Job
Reproduce the data below in full and exclude every picture.

Given material
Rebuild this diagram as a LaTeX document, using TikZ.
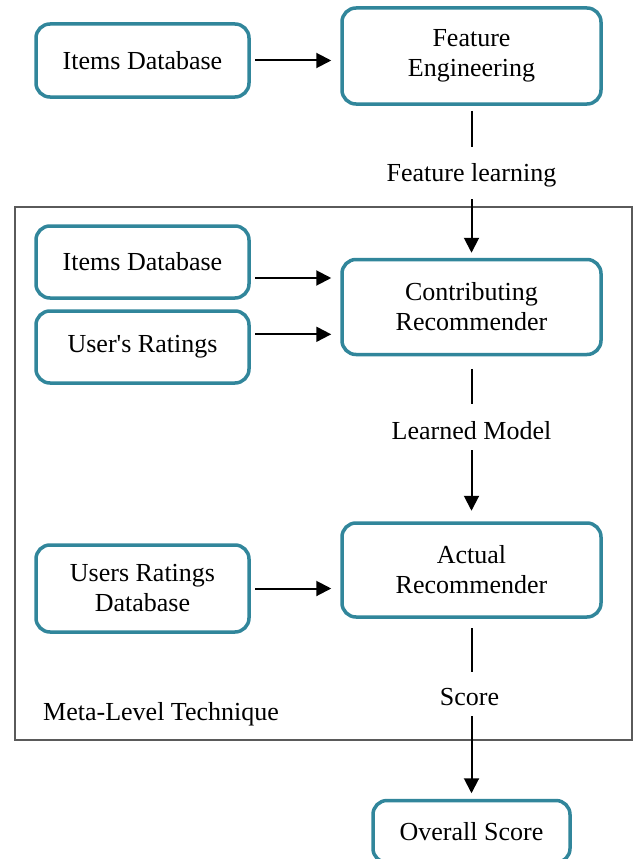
\documentclass[tikz,border=0pt]{standalone}
\usepackage{fontspec}
\setmainfont{Liberation Serif}
\newfontfamily\rawserif{Liberation Serif}
\usetikzlibrary{arrows.meta}
\definecolor{teal1}{RGB}{49,134,155}
\definecolor{frame1}{RGB}{90,90,90}
\begin{document}
\begin{tikzpicture}[x=1pt,y=-1pt,
  every node/.style={font=\fontsize{26}{30}\selectfont},
  box/.style={draw=teal1, line width=3.5pt, rounded corners=14pt, fill=white, align=center, inner sep=0pt},
  lbl/.style={inner sep=0pt, text height=18pt, text depth=6pt, anchor=base},
  arr/.style={line width=2pt, -{Triangle[length=15pt,width=15pt]}},
  ln/.style={line width=2pt},
  frm/.style={draw=frame1, line width=1.1pt, inner sep=0pt}]
\useasboundingbox (0,0) rectangle (637,859);
% frame
\node[frm, minimum width=617pt, minimum height=533pt] (meta) at (323.5,473.5) {};
\node[anchor=base west, inner sep=0pt] (metalbl) at (43,720) {Meta-Level Technique};
% boxes
\node[box, minimum width=213pt, minimum height=73pt] (id1) at (142.5,60.5) {Items Database};
\node[box, minimum width=259pt, minimum height=96pt] (fe) at (471.5,56) {Feature\\Engineering};
\node[box, minimum width=213pt, minimum height=72pt] (id2) at (142.5,262) {Items Database};
\node[box, minimum width=213pt, minimum height=72pt] (ur) at (142.5,347) {{\rawserif User's Ratings}};
\node[box, minimum width=259pt, minimum height=95pt] (cr) at (471.5,307) {Contributing\\Recommender};
\node[box, minimum width=213pt, minimum height=87pt] (urdb) at (142.5,588.5) {Users Ratings\\Database};
\node[box, minimum width=259pt, minimum height=94pt] (ar) at (471.5,570) {Actual\\Recommender};
\node[box, minimum width=197pt, minimum height=62pt] (os) at (471.5,831.5) {Overall Score};
% labels
\node[lbl] (fl) at (471.5,181) {Feature learning};
\node[lbl] (lm) at (471.5,439) {Learned Model};
\node[lbl] (sc) at (469.5,705) {Score};
% horizontal connectors
\coordinate (a0) at (id1.east);
\draw[arr, shorten <=4.5pt, shorten >=9pt] (a0) -- (a0 -| fe.west);
\coordinate (a1) at ([yshift=-16pt]id2.east);
\draw[arr, shorten <=4.5pt, shorten >=9pt] (a1) -- (a1 -| cr.west);
\coordinate (a2) at ([yshift=12.7pt]ur.east);
\draw[arr, shorten <=4.5pt, shorten >=9pt] (a2) -- (a2 -| cr.west);
\coordinate (a3) at (urdb.east);
\draw[arr, shorten <=4.5pt, shorten >=9pt] (a3) -- (a3 -| ar.west);
% vertical connectors
\draw[ln, shorten <=5pt, shorten >=16.3pt] (fe.south) -- (fl.north);
\draw[arr, shorten <=12pt, shorten >=5pt] (fl.south) -- (cr.north);
\draw[ln, shorten <=12.5pt, shorten >=17pt] (cr.south) -- (lm.north);
\draw[arr, shorten <=5pt, shorten >=10.5pt] (lm.south) -- (ar.north);
\draw[ln, shorten <=9.5pt, shorten >=15.3pt] (ar.south) -- (sc.north -| ar.south);
\draw[arr, shorten <=5pt, shorten >=5.5pt] (sc.south -| os.north) -- (os.north);
\end{tikzpicture}
\end{document}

Right answer
Rebuild this diagram as a LaTeX document, using TikZ.
\documentclass[tikz,border=0pt]{standalone}
\usepackage{fontspec}
\setmainfont{Liberation Serif}
\newfontfamily\rawserif{Liberation Serif}
\usetikzlibrary{arrows.meta}
\definecolor{teal1}{RGB}{49,134,155}
\definecolor{frame1}{RGB}{90,90,90}
\begin{document}
\begin{tikzpicture}[x=1pt,y=-1pt,
  every node/.style={font=\fontsize{26}{30}\selectfont},
  box/.style={draw=teal1, line width=3.5pt, rounded corners=14pt, fill=white, align=center, inner sep=0pt},
  lbl/.style={inner sep=0pt, text height=18pt, text depth=6pt, anchor=base},
  arr/.style={line width=2pt, -{Triangle[length=15pt,width=15pt]}},
  ln/.style={line width=2pt},
  frm/.style={draw=frame1, line width=1.1pt, inner sep=0pt}]
\useasboundingbox (0,0) rectangle (637,859);
% frame
\node[frm, minimum width=617pt, minimum height=533pt] (meta) at (323.5,473.5) {};
\node[anchor=base west, inner sep=0pt] (metalbl) at (43,720) {Meta-Level Technique};
% boxes
\node[box, minimum width=213pt, minimum height=73pt] (id1) at (142.5,60.5) {Items Database};
\node[box, minimum width=259pt, minimum height=96pt] (fe) at (471.5,56) {Feature\\Engineering};
\node[box, minimum width=213pt, minimum height=72pt] (id2) at (142.5,262) {Items Database};
\node[box, minimum width=213pt, minimum height=72pt] (ur) at (142.5,347) {{\rawserif User's Ratings}};
\node[box, minimum width=259pt, minimum height=95pt] (cr) at (471.5,307) {Contributing\\Recommender};
\node[box, minimum width=213pt, minimum height=87pt] (urdb) at (142.5,588.5) {Users Ratings\\Database};
\node[box, minimum width=259pt, minimum height=94pt] (ar) at (471.5,570) {Actual\\Recommender};
\node[box, minimum width=197pt, minimum height=62pt] (os) at (471.5,831.5) {Overall Score};
% labels
\node[lbl] (fl) at (471.5,181) {Feature learning};
\node[lbl] (lm) at (471.5,439) {Learned Model};
\node[lbl] (sc) at (469.5,705) {Score};
% horizontal connectors
\coordinate (a0) at (id1.east);
\draw[arr, shorten <=4.5pt, shorten >=9pt] (a0) -- (a0 -| fe.west);
\coordinate (a1) at ([yshift=-16pt]id2.east);
\draw[arr, shorten <=4.5pt, shorten >=9pt] (a1) -- (a1 -| cr.west);
\coordinate (a2) at ([yshift=12.7pt]ur.east);
\draw[arr, shorten <=4.5pt, shorten >=9pt] (a2) -- (a2 -| cr.west);
\coordinate (a3) at (urdb.east);
\draw[arr, shorten <=4.5pt, shorten >=9pt] (a3) -- (a3 -| ar.west);
% vertical connectors
\draw[ln, shorten <=5pt, shorten >=16.3pt] (fe.south) -- (fl.north);
\draw[arr, shorten <=12pt, shorten >=5pt] (fl.south) -- (cr.north);
\draw[ln, shorten <=12.5pt, shorten >=17pt] (cr.south) -- (lm.north);
\draw[arr, shorten <=5pt, shorten >=10.5pt] (lm.south) -- (ar.north);
\draw[ln, shorten <=9.5pt, shorten >=15.3pt] (ar.south) -- (sc.north -| ar.south);
\draw[arr, shorten <=5pt, shorten >=5.5pt] (sc.south -| os.north) -- (os.north);
\end{tikzpicture}
\end{document}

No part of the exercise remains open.